– Артем, я уже труп. Бросай меня и беги отсюда скорее, пока еще не поздно.
Поздняя ночь. Убогая глинобитная хижина на окраине арабского поселка. В маленьком окошке под потолком желтеет полная луна. У стены лежит грязный матрас, на котором умирает Саша Вишневский, один из немногих людей в этой стране, кого я могу назвать своим другом. Саша негромко хрипит, то и дело захлебывается кашлем. Лицо его со вчерашнего дня изменилось до неузнаваемости: заостренные скулы, сухие губы, рельефные морщины на лбу. Белков глаз не видно, они сплошь покрыты кровавой пеленой.
Семнадцать дней подряд мы с Вишневским мотались на стареньком джипе по всей Каменистой Сахаре, делали вакцинации местным берберам. Все это время он выглядел жизнерадостным и здоровым и лишь несколько дней назад впервые пожаловался на легкий озноб и температуру. Когда на его руках появились первые кровавые язвы, наш водитель сразу обо всем догадался и сбежал, бросил нас в этом поселке. Сегодня утром у Саши затекли кровью глаза, начался жар. Он слег и полностью отказался от еды. Я едва ли не силой заставил его съесть половинку банана.

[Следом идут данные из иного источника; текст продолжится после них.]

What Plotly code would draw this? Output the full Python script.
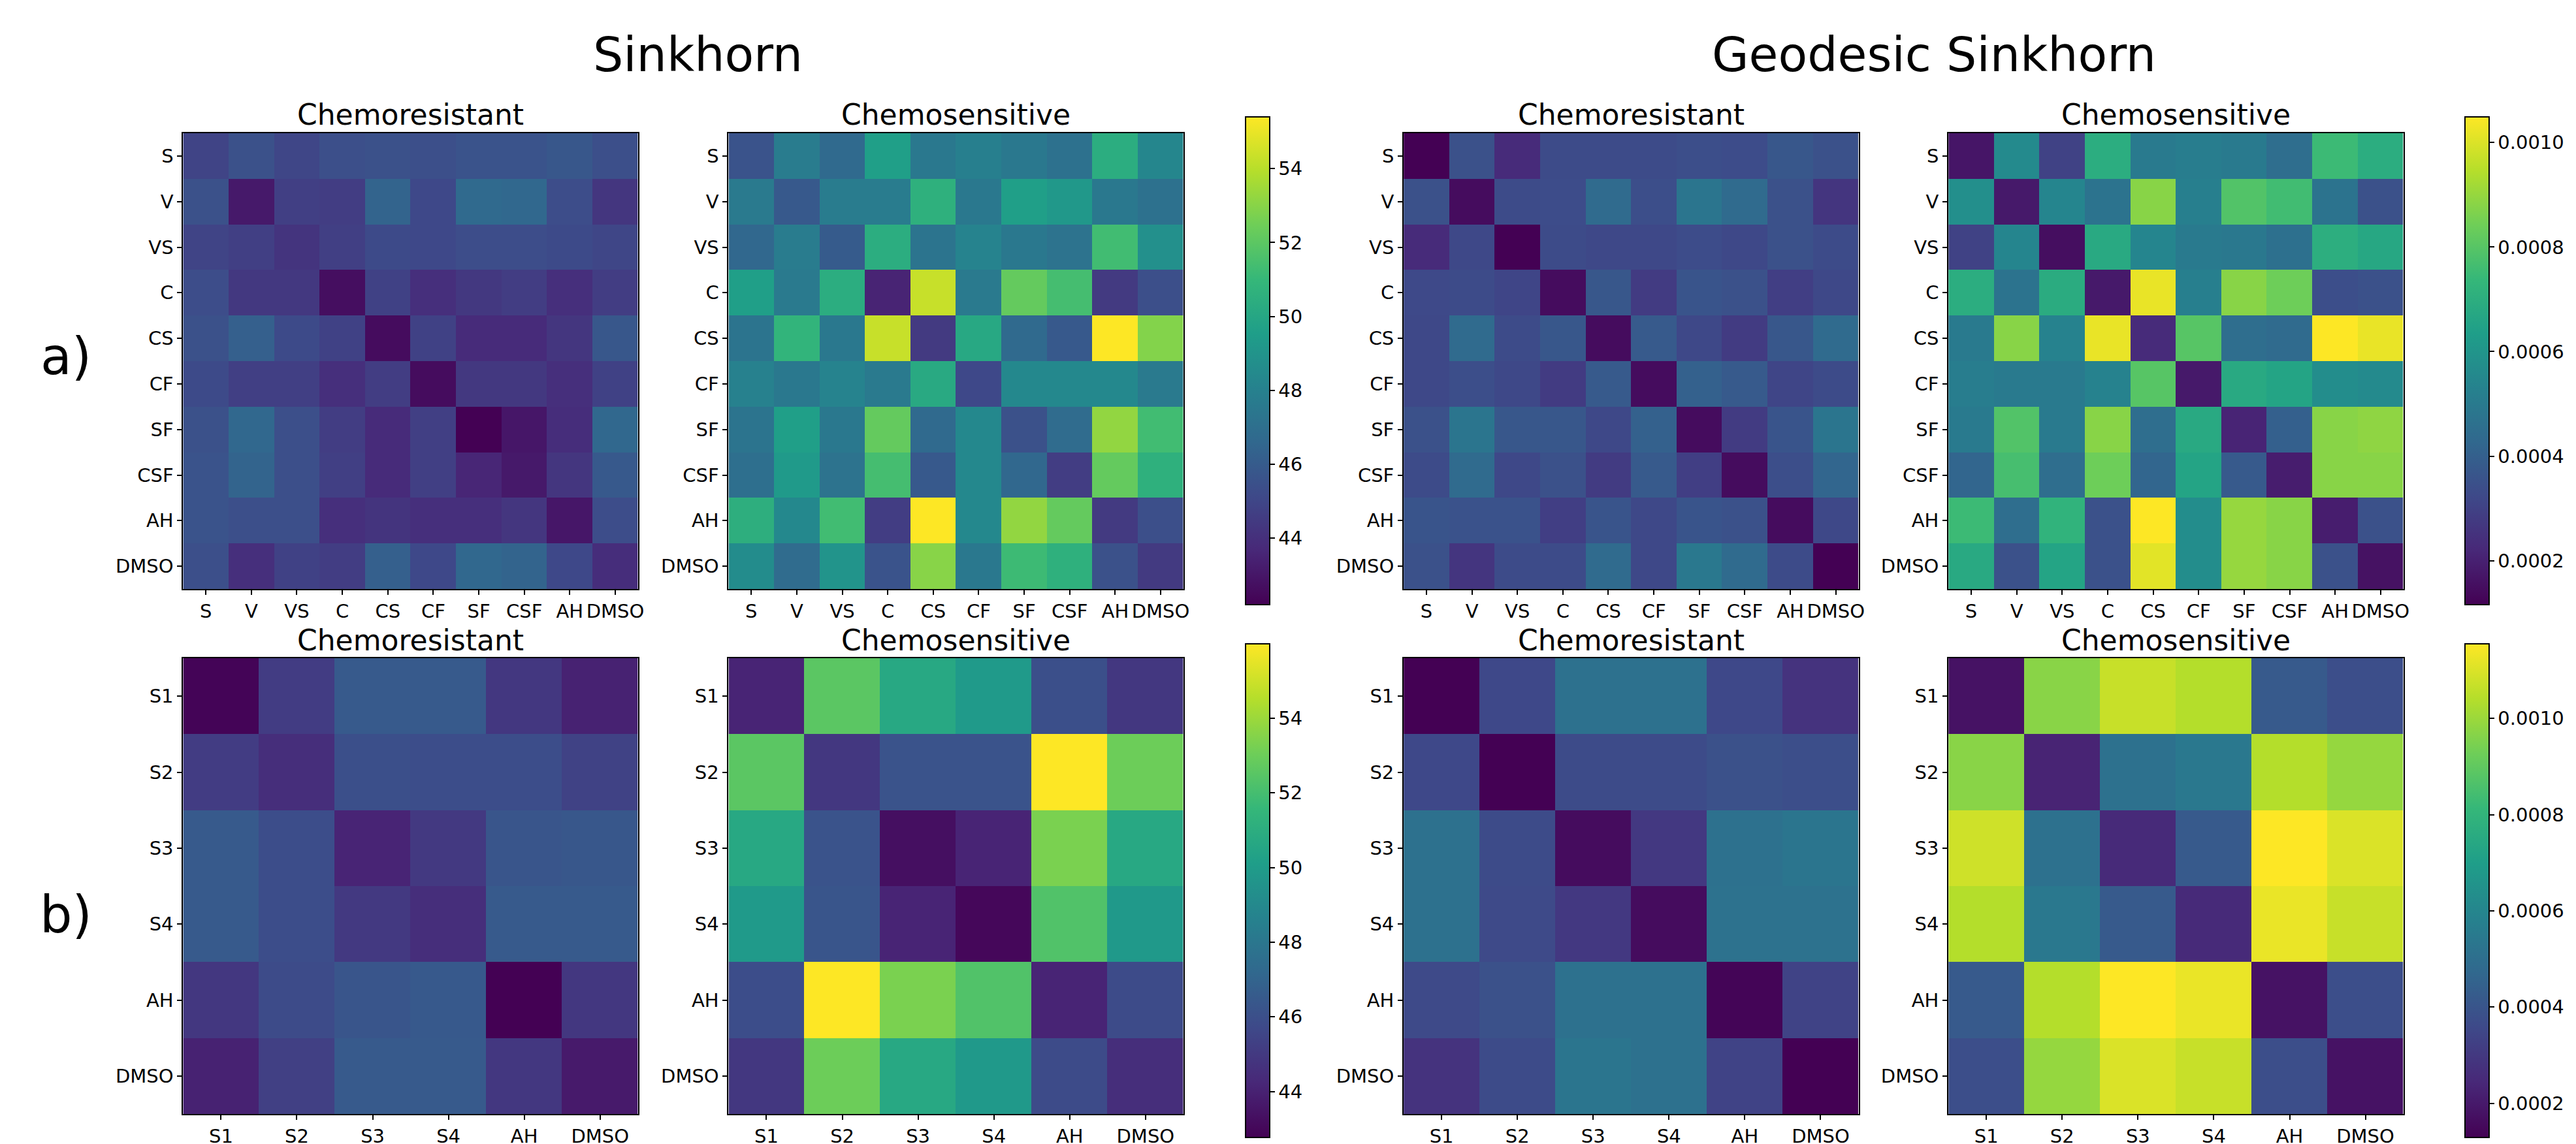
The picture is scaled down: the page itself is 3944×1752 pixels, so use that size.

– Сашка, послушай. Сейчас ты постараешься заснуть, а утром я отвезу тебя в нашу миссию, в Хардуз. Там тебе наверняка сумеют помочь. Экспериментальная вакцина дает положительный результат в девяти случаях из десяти. Ты будешь жить, вот увидишь!..
Я стараюсь говорить как можно спокойней и убедительней, однако Саша, похоже, мне не верит. Уж он-то наверняка понимает, какую инфекцию подхватил. Девять лет стажа работы в миссии Красного Креста, четырнадцать опубликованных научных работ по вирусологии и иммунологии, из которых три – по модификациям патогенных вирусов.
– Артем, ты не довезешь меня до Хардуза. Если и получится, то даже там мне ничем не помогут, – хрипит Вишневский. – Спасайся, пока не заболел сам. Ты ведь не хуже меня знаешь, как распространяется эта зараза. А я постараюсь прожить хотя бы еще сутки.
Я достаю из кармана фонарик и заявляю:
– Не неси глупостей, я тебя не брошу. И вообще, как говорится, не умирай до расстрела. Дай-ка я лучше посмотрю твои руки.
Я щелкаю кнопкой, и на глинобитной стене как раз над головой Сашки расплывается овальное желтое пятно.
Тут он пронзительно кричит:
– Нет! Выключи свет! Выруби немедленно!..
Вишневский буквально бьется в истерике. Мне кажется, что тусклый луч света причиняет ему нестерпимую боль. Я никогда прежде не видел его таким.
Я выключаю фонарик и растерянно пячусь к выходу. Почему он не хочет, чтобы я осматривал его язвы? Боится, что и я заражусь? Но у меня для такого случая припасена пара гигиенических перчаток. Может, у Саши теперь появилось расстройство психики и светобоязнь – одно из его проявлений?
Вишневский затихает. Наверное, всплеск эмоций лишил его последних сил. Спустя несколько минут хрип прекращается. Я на цыпочках выхожу из дома, усаживаюсь на крыльцо.
Ночная Сахара дышит холодком. Круглая луна обливает мертвенным светом пологие холмы, желто-красные днем и светло-серые теперь. Редкая гирлянда электрических огоньков очерчивает центр поселка, расположенного в километре отсюда. Под пальмой темнеет наш потрепанный джип с эмблемой Красного Креста и Полумесяца.
За семнадцать дней нам с Вишневским довелось намотать на нем почти три тысячи километров. Мы, врачи миссии, сделали все, что могли, чтобы хоть как-то помочь местным жителям. В джипе не осталось даже обычной аптечки. Нам пришлось отдать ее больному и одинокому старику, живущему в одном из берберских поселков.
Спать совершенно не хочется. Я поднимаюсь и несколько раз обхожу вокруг хижины. Под ногами сухо похрустывают камушки, шелестит песок. По пути я заглядываю в окно, чтобы убедиться, что Саша заснул. В доме темно, и я не могу рассмотреть даже контура его тела под простыней.